Rupert Goold, 37, who recently directed the best Macbeth since the Trevor Nunn production in which Dench appeared in 1976, accused Dench of "a caution that strangles theatre". He says actors and directors are frustrated because "most of the audience is middle-aged, the critics are middle-aged." Young actors are also "physically better" than actors of the past.

Is this, then, a question of an old lioness resentfully snapping at a vigorous young cub? Some may think so, but those in a position to compare the work and attitudes of generations will not be impressed with Goold's case.

For one thing, youth is not often as youthful as it thinks. Last year Goold staged The Last Days of Judas Iscariot, a play about Christianity full of profanity and comic anachronisms that took this middle-aged critic back to the old days when young audiences first squealed with excitement at such daring.
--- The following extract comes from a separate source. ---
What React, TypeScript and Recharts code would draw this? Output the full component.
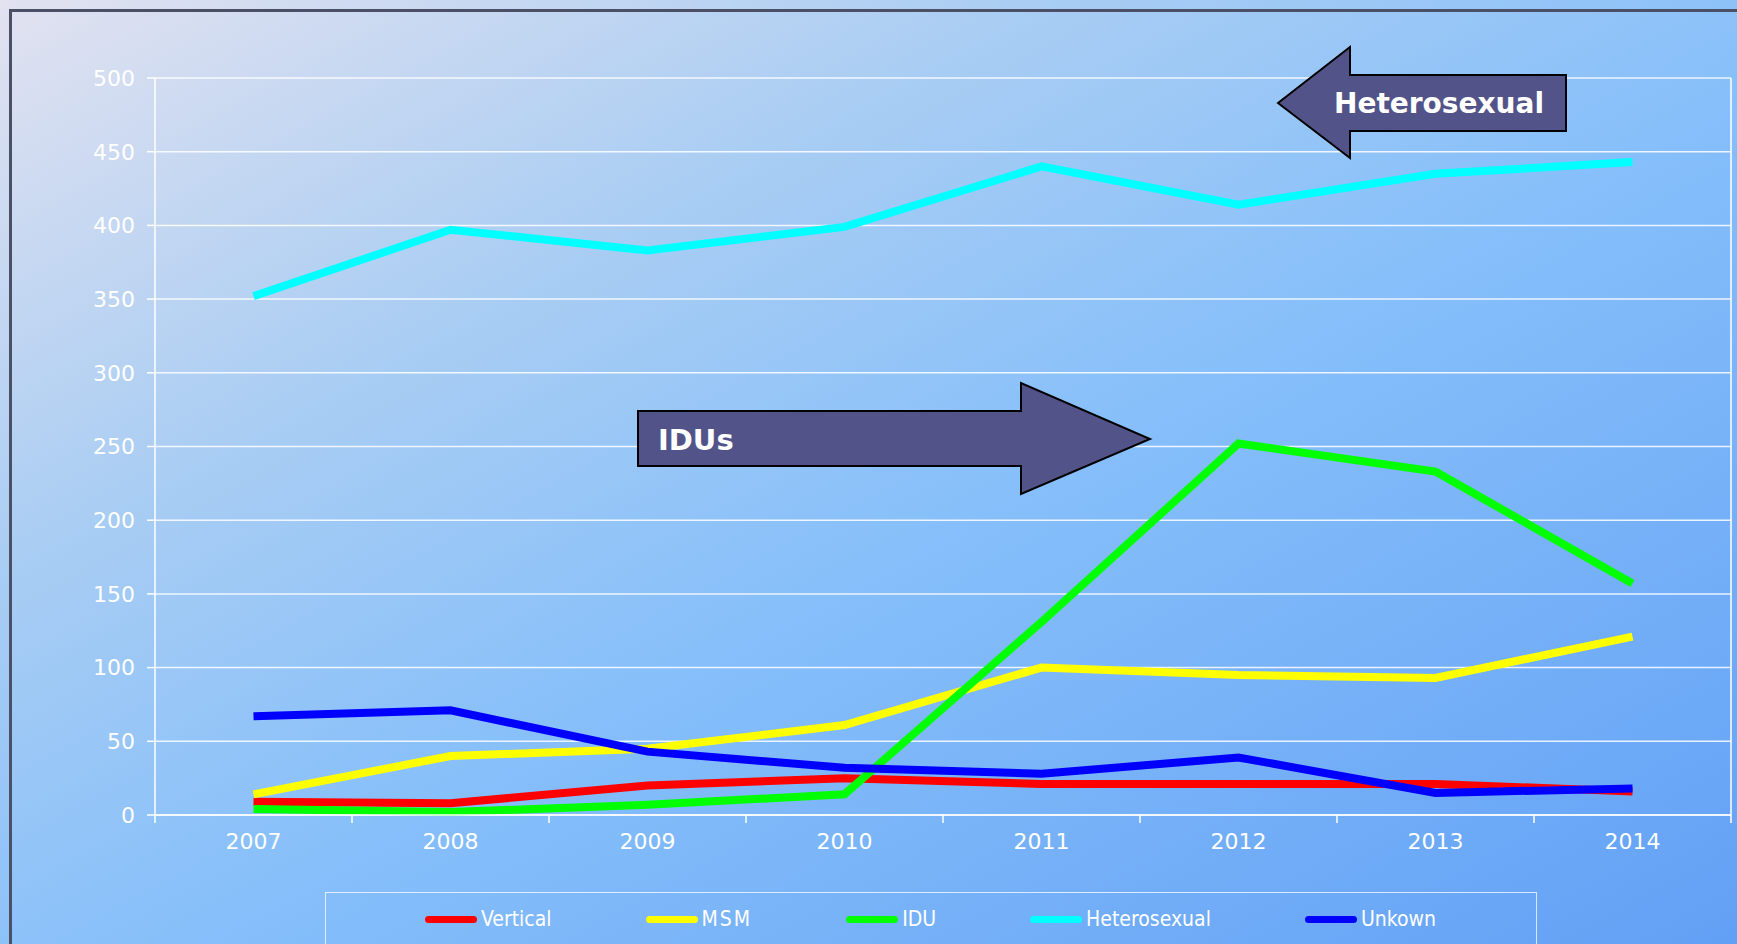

The play was as silly and self-indulgent as its forebears, and Goold, like the directors busting a gut to be new decades ago, also came across as smug rather than shocking.

For another, Goold's actors may be fit, but he knows we come to the theatre to hear them speak, and he is old enough, even at his age, to know that standards have slipped. Rich, full voices are heard less and less on the stage, and many actors do not know their native tongue well enough to keep from mispronouncing words or speaking them with incomprehension. (When was the last time you heard a Romeo who knew that his beloved's name had two syllables, not three?) They do not know the history of their own country, much less of the theatre, and they are often puzzled and resentful when knowledge is expected of them. A director friend told me a few years ago that a young, talented actor, about to speak a line in which his character referred to Proust, asked, "Who's Proust?" What struck us was not just the actor's ignorance but his lack of any fear that he might be embarrassing himself by confessing it.

Young actors may have the ability of actors of the past, but they are less willing to study and serve. Yet, as Herr Klesmer tells the pretentious heroine of Daniel Deronda, greatness on the stage is possible only for those who are "framed to love perfection and to labour for it; ready, like all true lovers, to endure, to wait, to say, I am not yet worthy, but she – Art, my mistress – is worthy, and I will live to merit her." Such humility is not cultivated in our world of self-esteem and quick success – a success determined by money and fame. Dame Judi may be old, but her ideals are ageless.